The data:
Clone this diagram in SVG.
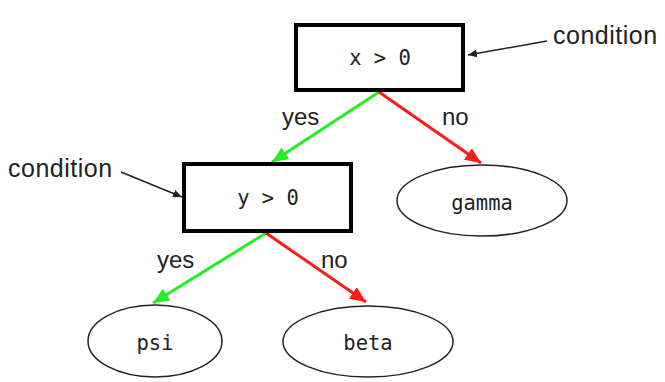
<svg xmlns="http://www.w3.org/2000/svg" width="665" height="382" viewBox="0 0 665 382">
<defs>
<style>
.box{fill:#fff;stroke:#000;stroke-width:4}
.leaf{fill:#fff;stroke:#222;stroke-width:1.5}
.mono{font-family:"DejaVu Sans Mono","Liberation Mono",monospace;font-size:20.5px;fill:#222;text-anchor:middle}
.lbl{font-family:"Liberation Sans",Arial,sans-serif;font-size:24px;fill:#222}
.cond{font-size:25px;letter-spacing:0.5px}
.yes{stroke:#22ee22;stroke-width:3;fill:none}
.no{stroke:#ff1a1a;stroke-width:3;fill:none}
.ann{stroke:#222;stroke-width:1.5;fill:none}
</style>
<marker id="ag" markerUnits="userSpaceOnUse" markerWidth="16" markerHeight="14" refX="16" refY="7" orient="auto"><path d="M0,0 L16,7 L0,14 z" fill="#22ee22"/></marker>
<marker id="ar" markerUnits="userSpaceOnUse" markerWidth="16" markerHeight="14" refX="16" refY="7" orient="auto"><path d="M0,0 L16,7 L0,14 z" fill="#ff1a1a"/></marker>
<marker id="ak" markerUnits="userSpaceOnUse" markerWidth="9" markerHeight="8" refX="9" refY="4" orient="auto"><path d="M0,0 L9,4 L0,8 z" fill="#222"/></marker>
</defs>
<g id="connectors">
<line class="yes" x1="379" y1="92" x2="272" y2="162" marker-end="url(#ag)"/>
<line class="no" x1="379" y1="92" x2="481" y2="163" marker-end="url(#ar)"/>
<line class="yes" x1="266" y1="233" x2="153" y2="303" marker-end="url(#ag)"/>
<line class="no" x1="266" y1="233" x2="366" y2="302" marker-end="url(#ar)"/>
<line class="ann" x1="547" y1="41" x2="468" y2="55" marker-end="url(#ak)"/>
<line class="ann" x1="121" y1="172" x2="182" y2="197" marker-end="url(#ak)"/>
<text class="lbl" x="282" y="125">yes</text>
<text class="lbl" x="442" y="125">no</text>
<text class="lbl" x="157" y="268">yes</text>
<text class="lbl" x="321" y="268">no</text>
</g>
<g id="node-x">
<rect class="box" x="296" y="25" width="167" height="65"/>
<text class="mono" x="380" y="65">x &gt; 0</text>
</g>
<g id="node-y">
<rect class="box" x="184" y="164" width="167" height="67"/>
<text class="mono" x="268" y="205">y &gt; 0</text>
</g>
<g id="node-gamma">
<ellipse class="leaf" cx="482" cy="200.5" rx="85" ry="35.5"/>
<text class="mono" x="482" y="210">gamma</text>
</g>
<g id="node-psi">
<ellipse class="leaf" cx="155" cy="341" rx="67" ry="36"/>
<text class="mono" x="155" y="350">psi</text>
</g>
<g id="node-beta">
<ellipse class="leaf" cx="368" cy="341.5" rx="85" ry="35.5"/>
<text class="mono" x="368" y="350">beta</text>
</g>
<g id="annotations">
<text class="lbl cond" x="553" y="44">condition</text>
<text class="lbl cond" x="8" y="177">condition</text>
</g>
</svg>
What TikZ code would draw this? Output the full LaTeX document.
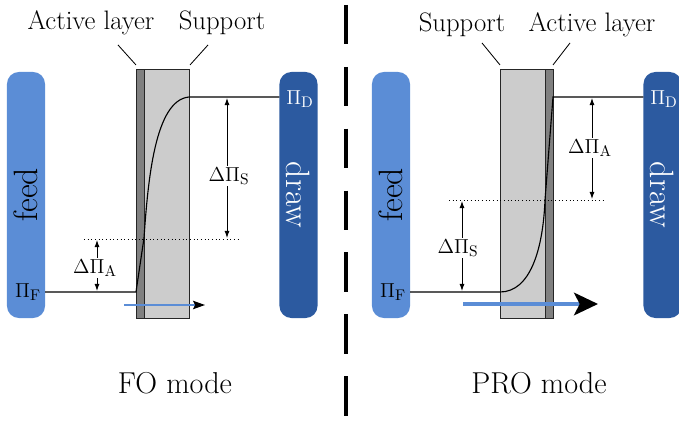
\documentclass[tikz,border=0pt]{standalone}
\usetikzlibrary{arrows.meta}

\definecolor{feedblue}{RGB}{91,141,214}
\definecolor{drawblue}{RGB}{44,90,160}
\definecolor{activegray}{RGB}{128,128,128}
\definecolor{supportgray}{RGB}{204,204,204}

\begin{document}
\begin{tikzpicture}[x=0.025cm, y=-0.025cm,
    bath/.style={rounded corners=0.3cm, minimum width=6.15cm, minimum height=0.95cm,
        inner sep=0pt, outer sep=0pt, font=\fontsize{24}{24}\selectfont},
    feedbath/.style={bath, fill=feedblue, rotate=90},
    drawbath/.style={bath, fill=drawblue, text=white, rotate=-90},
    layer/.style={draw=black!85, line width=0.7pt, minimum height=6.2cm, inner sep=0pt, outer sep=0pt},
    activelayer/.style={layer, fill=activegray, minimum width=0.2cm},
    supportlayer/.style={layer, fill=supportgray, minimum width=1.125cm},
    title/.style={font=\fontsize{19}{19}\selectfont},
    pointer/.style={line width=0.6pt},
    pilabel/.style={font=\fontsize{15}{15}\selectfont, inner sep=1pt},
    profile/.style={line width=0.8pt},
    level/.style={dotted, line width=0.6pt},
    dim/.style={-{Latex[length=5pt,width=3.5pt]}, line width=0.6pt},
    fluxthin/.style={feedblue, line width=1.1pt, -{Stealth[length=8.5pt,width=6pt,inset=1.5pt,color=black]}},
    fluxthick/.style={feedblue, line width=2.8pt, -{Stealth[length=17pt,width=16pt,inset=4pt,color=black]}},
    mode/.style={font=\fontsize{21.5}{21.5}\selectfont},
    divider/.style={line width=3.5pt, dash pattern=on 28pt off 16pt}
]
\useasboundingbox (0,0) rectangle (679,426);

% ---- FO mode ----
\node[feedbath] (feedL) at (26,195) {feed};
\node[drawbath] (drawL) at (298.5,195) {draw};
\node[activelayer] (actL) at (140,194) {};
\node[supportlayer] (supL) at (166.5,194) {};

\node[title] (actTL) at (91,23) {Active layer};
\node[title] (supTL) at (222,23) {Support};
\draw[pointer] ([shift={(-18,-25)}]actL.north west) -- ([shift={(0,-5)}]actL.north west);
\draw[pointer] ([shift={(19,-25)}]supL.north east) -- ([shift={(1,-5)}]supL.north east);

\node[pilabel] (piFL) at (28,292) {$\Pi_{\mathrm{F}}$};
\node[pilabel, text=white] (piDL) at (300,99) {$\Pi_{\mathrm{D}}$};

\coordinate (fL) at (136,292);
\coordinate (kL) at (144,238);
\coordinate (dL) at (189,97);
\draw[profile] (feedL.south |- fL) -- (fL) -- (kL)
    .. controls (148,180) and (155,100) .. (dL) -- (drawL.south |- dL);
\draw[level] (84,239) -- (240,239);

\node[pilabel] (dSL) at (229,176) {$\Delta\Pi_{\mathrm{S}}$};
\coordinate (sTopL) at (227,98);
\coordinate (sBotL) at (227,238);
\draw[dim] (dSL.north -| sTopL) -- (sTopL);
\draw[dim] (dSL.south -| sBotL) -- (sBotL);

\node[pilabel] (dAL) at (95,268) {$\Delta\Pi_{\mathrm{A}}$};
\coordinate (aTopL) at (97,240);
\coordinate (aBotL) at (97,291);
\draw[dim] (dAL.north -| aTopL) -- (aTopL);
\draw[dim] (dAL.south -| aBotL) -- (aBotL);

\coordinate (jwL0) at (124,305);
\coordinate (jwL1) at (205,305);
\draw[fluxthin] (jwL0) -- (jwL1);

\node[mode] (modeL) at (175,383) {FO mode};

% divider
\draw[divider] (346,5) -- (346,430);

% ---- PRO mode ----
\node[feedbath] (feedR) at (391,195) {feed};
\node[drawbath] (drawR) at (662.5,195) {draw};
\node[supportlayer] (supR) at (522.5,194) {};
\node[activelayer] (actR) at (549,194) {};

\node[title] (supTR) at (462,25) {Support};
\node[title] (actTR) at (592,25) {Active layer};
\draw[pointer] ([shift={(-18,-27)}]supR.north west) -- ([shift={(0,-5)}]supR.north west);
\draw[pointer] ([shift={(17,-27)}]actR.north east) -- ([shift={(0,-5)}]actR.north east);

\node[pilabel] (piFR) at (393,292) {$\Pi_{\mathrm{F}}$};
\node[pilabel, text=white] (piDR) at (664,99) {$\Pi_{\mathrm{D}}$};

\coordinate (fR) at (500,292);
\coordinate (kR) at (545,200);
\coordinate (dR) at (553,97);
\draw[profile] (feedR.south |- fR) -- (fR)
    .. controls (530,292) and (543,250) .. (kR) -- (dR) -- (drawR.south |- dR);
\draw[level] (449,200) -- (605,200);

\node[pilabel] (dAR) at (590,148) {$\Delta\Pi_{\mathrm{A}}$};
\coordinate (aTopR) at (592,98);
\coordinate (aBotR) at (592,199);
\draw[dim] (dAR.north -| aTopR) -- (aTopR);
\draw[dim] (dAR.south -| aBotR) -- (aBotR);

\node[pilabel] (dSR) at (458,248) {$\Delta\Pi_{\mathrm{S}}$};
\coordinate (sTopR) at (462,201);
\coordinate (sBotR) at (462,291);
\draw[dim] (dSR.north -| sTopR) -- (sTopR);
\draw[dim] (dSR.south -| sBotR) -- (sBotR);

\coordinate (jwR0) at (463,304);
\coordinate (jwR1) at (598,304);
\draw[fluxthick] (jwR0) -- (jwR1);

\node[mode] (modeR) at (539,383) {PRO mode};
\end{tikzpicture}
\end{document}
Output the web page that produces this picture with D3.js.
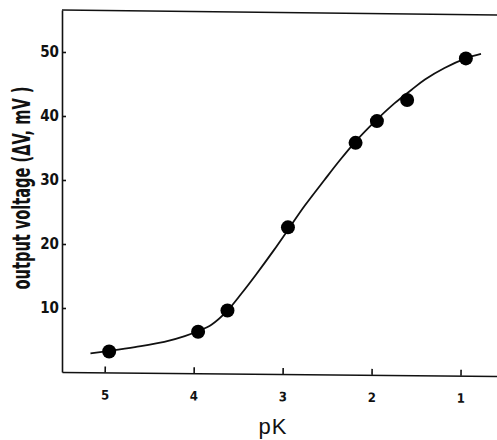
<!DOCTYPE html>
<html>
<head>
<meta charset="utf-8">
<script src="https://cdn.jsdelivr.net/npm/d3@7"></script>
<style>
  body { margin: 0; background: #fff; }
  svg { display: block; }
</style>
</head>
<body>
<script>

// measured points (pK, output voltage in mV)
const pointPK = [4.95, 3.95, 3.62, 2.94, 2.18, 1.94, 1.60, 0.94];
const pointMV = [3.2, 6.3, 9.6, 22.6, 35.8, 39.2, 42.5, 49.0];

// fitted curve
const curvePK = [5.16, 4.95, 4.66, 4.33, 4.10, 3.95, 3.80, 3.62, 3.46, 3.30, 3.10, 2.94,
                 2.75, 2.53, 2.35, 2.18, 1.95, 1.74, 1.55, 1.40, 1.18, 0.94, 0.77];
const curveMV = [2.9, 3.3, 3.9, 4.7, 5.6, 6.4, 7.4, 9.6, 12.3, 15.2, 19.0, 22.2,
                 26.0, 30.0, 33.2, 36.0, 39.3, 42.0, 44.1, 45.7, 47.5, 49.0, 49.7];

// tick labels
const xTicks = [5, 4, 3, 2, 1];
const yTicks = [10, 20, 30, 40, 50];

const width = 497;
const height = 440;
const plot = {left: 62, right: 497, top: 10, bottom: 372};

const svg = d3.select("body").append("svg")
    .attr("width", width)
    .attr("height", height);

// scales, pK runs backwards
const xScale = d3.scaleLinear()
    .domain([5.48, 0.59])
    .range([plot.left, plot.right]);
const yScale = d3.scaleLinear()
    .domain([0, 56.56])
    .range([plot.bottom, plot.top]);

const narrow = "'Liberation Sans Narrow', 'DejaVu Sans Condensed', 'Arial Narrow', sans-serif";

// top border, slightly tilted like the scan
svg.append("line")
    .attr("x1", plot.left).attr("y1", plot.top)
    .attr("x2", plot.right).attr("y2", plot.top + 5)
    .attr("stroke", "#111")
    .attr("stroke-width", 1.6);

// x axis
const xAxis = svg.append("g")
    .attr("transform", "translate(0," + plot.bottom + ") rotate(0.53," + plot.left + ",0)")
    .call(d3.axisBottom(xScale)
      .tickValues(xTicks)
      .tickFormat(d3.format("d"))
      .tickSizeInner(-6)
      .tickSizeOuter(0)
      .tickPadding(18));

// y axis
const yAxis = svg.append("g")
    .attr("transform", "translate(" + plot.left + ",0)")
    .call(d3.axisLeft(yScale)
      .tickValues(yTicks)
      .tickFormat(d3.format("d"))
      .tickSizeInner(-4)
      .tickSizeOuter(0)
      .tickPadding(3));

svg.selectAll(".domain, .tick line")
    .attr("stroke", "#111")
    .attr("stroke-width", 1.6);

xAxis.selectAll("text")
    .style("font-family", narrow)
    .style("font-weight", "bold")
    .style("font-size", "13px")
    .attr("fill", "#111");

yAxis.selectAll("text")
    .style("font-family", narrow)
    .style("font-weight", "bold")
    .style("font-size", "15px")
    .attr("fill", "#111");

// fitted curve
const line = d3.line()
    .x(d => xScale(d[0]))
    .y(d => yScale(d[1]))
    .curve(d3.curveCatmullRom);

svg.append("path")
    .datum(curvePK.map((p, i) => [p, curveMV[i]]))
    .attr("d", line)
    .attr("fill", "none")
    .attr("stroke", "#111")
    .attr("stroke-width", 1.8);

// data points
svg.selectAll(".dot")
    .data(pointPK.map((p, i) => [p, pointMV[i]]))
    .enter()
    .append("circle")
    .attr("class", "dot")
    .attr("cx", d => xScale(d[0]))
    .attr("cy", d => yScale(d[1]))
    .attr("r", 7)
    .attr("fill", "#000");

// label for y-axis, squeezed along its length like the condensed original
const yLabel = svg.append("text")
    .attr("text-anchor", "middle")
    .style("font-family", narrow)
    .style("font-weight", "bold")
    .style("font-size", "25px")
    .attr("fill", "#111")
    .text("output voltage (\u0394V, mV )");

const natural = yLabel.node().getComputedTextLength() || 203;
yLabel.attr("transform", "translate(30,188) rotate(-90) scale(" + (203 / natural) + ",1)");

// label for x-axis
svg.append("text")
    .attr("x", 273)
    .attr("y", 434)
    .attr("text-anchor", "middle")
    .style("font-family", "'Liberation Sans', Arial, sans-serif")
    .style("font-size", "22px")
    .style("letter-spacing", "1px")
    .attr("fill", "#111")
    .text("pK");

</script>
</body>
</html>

Instructions for the task: Only the lines between the one with "What TikZ code" and the one with "(supL) at (166.5,194)", those two included, get copied from the material above. Keep it exact and free of pictures.

Exercise solution:
What TikZ code would draw this? Output the full LaTeX document.
\documentclass[tikz,border=0pt]{standalone}
\usetikzlibrary{arrows.meta}

\definecolor{feedblue}{RGB}{91,141,214}
\definecolor{drawblue}{RGB}{44,90,160}
\definecolor{activegray}{RGB}{128,128,128}
\definecolor{supportgray}{RGB}{204,204,204}

\begin{document}
\begin{tikzpicture}[x=0.025cm, y=-0.025cm,
    bath/.style={rounded corners=0.3cm, minimum width=6.15cm, minimum height=0.95cm,
        inner sep=0pt, outer sep=0pt, font=\fontsize{24}{24}\selectfont},
    feedbath/.style={bath, fill=feedblue, rotate=90},
    drawbath/.style={bath, fill=drawblue, text=white, rotate=-90},
    layer/.style={draw=black!85, line width=0.7pt, minimum height=6.2cm, inner sep=0pt, outer sep=0pt},
    activelayer/.style={layer, fill=activegray, minimum width=0.2cm},
    supportlayer/.style={layer, fill=supportgray, minimum width=1.125cm},
    title/.style={font=\fontsize{19}{19}\selectfont},
    pointer/.style={line width=0.6pt},
    pilabel/.style={font=\fontsize{15}{15}\selectfont, inner sep=1pt},
    profile/.style={line width=0.8pt},
    level/.style={dotted, line width=0.6pt},
    dim/.style={-{Latex[length=5pt,width=3.5pt]}, line width=0.6pt},
    fluxthin/.style={feedblue, line width=1.1pt, -{Stealth[length=8.5pt,width=6pt,inset=1.5pt,color=black]}},
    fluxthick/.style={feedblue, line width=2.8pt, -{Stealth[length=17pt,width=16pt,inset=4pt,color=black]}},
    mode/.style={font=\fontsize{21.5}{21.5}\selectfont},
    divider/.style={line width=3.5pt, dash pattern=on 28pt off 16pt}
]
\useasboundingbox (0,0) rectangle (679,426);

% ---- FO mode ----
\node[feedbath] (feedL) at (26,195) {feed};
\node[drawbath] (drawL) at (298.5,195) {draw};
\node[activelayer] (actL) at (140,194) {};
\node[supportlayer] (supL) at (166.5,194) {};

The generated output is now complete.